Picture perfect moments part 1 (A reflection of 2013)

This is perhaps one of the most difficult entry to write. To reflect upon the past year, the ups and downs, the mistakes and achievements I have made in 2013. You have this urge to tell them all. Yet, you do not know where to begin. I don’t even know if I should highlight every major moments in my life or just give a brief outline on what has happened so far.

What I do want to write about are picture perfect moments. I realise that these moments can come from anywhere, anytime in your life. Missed it, and it’s gone forever. Sometimes we worry so much in life, that we don’t see the simple moments that are pure and perfect. And because of that, life gets dull, tiresome. I guess, I have come to appreciate that you need to be aware of those moments, and when you actually manage to catch it, you have to reflect upon it. Reflect how it happened, when it happened, why it happened. So that you can better spot it when such joyous and memorable moments come knocking at your door. Whether you have a new job, or you graduate or you hang out with your best friends, these are moments worth celebrating. And these are moments worth remembering.

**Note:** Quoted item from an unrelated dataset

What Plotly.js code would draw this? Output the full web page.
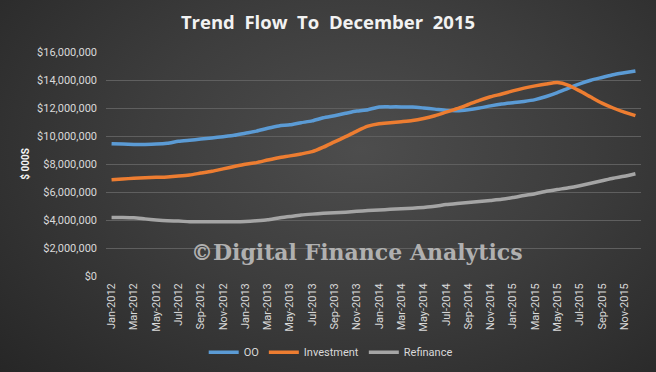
<!DOCTYPE html>
<html>
<head>
<meta charset="utf-8">
<script src="https://cdn.plot.ly/plotly-3.0.1.min.js"></script>
<style>
  html, body { margin: 0; padding: 0; }
  #chart {
    width: 656px; height: 372px;
    background: radial-gradient(ellipse 75% 90% at 55% 40%, #4d4d4d 0%, #3d3d3d 45%, #262626 100%);
  }
</style>
</head>
<body>
<div id="chart"></div>
<script>
const months = ["Jan","Feb","Mar","Apr","May","Jun","Jul","Aug","Sep","Oct","Nov","Dec"];
const years = [2012, 2013, 2014, 2015];
const categories = [];
years.forEach(y => months.forEach(m => categories.push(m + "-" + y)));

const oo = [9.45, 9.42, 9.40, 9.40, 9.42, 9.48, 9.62, 9.70, 9.78, 9.86, 9.95, 10.05,
            10.20, 10.35, 10.55, 10.72, 10.80, 10.95, 11.08, 11.30, 11.45, 11.62, 11.78, 11.88,
            12.07, 12.08, 12.08, 12.07, 12.00, 11.92, 11.83, 11.80, 11.88, 12.00, 12.15, 12.28,
            12.38, 12.47, 12.60, 12.82, 13.10, 13.42, 13.72, 13.98, 14.18, 14.38, 14.52, 14.65];
const investment = [6.88, 6.93, 6.98, 7.02, 7.05, 7.08, 7.14, 7.22, 7.35, 7.48, 7.65, 7.82,
            7.98, 8.10, 8.28, 8.45, 8.58, 8.72, 8.88, 9.20, 9.58, 9.95, 10.35, 10.70,
            10.88, 10.95, 11.02, 11.10, 11.25, 11.45, 11.70, 11.95, 12.25, 12.55, 12.80, 13.00,
            13.22, 13.42, 13.58, 13.72, 13.82, 13.62, 13.22, 12.78, 12.35, 12.00, 11.70, 11.45];
const refinance = [4.18, 4.18, 4.16, 4.08, 4.00, 3.94, 3.92, 3.88, 3.88, 3.88, 3.88, 3.88,
            3.90, 3.95, 4.02, 4.15, 4.25, 4.35, 4.42, 4.48, 4.52, 4.56, 4.62, 4.68,
            4.72, 4.76, 4.80, 4.84, 4.90, 4.98, 5.10, 5.18, 5.25, 5.32, 5.40, 5.48,
            5.60, 5.75, 5.88, 6.05, 6.18, 6.30, 6.45, 6.62, 6.80, 6.98, 7.12, 7.30];
const scale = 1000000;
const yTicks = [0, 2, 4, 6, 8, 10, 12, 14, 16];

function mk(name, vals, color) {
  return {
    type: 'scatter', mode: 'lines', name: name,
    x: categories, y: vals.map(v => v * scale),
    line: {color: color, width: 3.5, shape: 'spline', smoothing: 0.6},
    hoverinfo: 'skip'
  };
}

const data = [
  mk('OO', oo, '#5B9BD5'),
  mk('Investment', investment, '#ED7D31'),
  mk('Refinance', refinance, '#A5A5A5')
];

const tickFont = {family: 'Roboto, sans-serif', size: 11, color: '#d9d9d9'};

const layout = {
  width: 656, height: 372,
  paper_bgcolor: 'rgba(0,0,0,0)',
  plot_bgcolor: 'rgba(0,0,0,0)',
  margin: {l: 106, r: 15, t: 52, b: 96, autoexpand: false},
  title: {
    text: 'Trend  Flow  To  December  2015',
    font: {family: 'Open Sans, sans-serif', size: 18.5, color: '#f2f2f2', weight: 'bold'},
    x: 0.5, xanchor: 'center', y: 0.94, yanchor: 'middle'
  },
  xaxis: {
    type: 'category',
    range: [-0.5, 47.5],
    automargin: false,
    tickmode: 'array',
    tickvals: categories.filter((c, i) => i % 2 === 0),
    ticktext: categories.filter((c, i) => i % 2 === 0),
    tickangle: -90,
    tickfont: tickFont,
    showgrid: false, zeroline: false, showline: false,
    ticks: '', ticklen: 0, ticklabelstandoff: 4
  },
  yaxis: {
    range: [0, 16 * scale],
    automargin: false,
    tickvals: yTicks.map(v => v * scale),
    ticktext: yTicks.map(v => '$' + (v * scale).toLocaleString('en-US')),
    tickfont: tickFont,
    gridcolor: '#5f5f5f', gridwidth: 1,
    zeroline: false, showline: false,
    ticks: '', ticklen: 0, ticklabelstandoff: 8,
    title: {text: '$ 000S', font: {family: 'Roboto, sans-serif', size: 10, color: '#f2f2f2', weight: 'bold'}, standoff: 5}
  },
  legend: {
    orientation: 'h', x: 0.42, xanchor: 'center', y: -0.34, yanchor: 'middle',
    font: {family: 'Roboto, sans-serif', size: 11, color: '#d9d9d9'},
    itemwidth: 30, bgcolor: 'rgba(0,0,0,0)'
  },
  annotations: [{
    text: '©Digital Finance Analytics',
    xref: 'paper', yref: 'paper', x: 0.469, y: 0.107,
    xanchor: 'center', yanchor: 'middle', showarrow: false,
    font: {family: 'DejaVu Serif, serif', size: 22, color: '#b0b0b0', weight: 'bold'}
  }],
  showlegend: true
};

Plotly.newPlot('chart', data, layout, {displayModeBar: false, staticPlot: true});
</script>
</body>
</html>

2013 for me brings about sweeping changes to my life. Looking back, it puzzles me as to why I did not come up with a new year’s resolution. I think one of the main reason was that 2013 was a year a of transition for me. Therefore, it is very difficult to pin down what you want to achieve in life. Life suddenly lays down multiples forks down the road from which you can walk. For one, it is the year where I get to graduate and get a degree after 4 years of studying in NTU. Graduation signals an important milestone. From a life of a student to a life of a working adult. Internships, final year project occupied much of the first half of the year in 2013. All of that culminated to my graduation day.

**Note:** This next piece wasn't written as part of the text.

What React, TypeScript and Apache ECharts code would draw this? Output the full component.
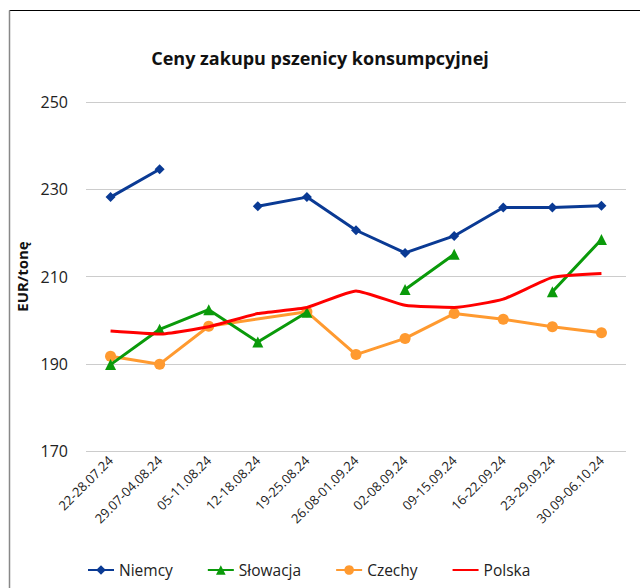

2013 also marks the end of my NS experience. I finally get to resume and complete my NS after a 4 year break to continue my study. With that done, I can finally say in 2013 that I have finally ORDed. Along the way, I encounter and made lots of new friends and companions. Those moments are fleeting. A small drop in an ocean of time that make up your life. I spent only 6 weeks serving the rest of my NS obligations. But those 6 weeks are some of the most memorable in 2013. Like a torrential downpour full of moments to store in a lake filled with life’s memories.  Sure it was back breaking work, being a section commander to a group of recruits undergoing BTMV. However, there were so many picture perfect moments along the way. I guess hard work and true grit really pays off, and it paid off with having to know awesome people, creating awesome memories down the road. Sure it’s a touch and go experience, but it made me happy, that the time spent during those 6 weeks, allowed me to experience picture perfect moments in life.

The transition from a student life to a military life wasn’t easy, but it was damn worth it.

During my time in NS, I tried to apply for a scholarship to further my studies. Suddenly I’m confronted with another potential change in my life. I am now presented in front of me, multiple paths in which to proceed in my life. I never realised beforehand that the choice were laid bare beforehand so suddenly. Should I go back being a student for a little while longer? Or should I plunge head long to the working world?

Alas, my path to being a student was confronted with a roadblock. I did not succeed in securing a scholarship to further my studies overseas, despite the fact that I have a place in the university of my choice. I went back to the drawing board, and decided to get working experience and thus started job hunting.

But before that, I graduated. It was the happiest moment of my life, finally the ordeal of lectures, lessons and exams have now come to a close. But it was also the saddest moments of my life. Friends will surely drift apart. The carefree attitude about life from a student’s perspective is gone. From that point on, I realise the meaning of bittersweet moments. The mixture of good and bad moments. Picture perfect need not be only for the good moments. Life goes on, nothing lasts forever. Another wave of change was upon me once again. How I miss school right now. The full realisation of that statement heard countless times by your parents, siblings, and friends who graduated before you did.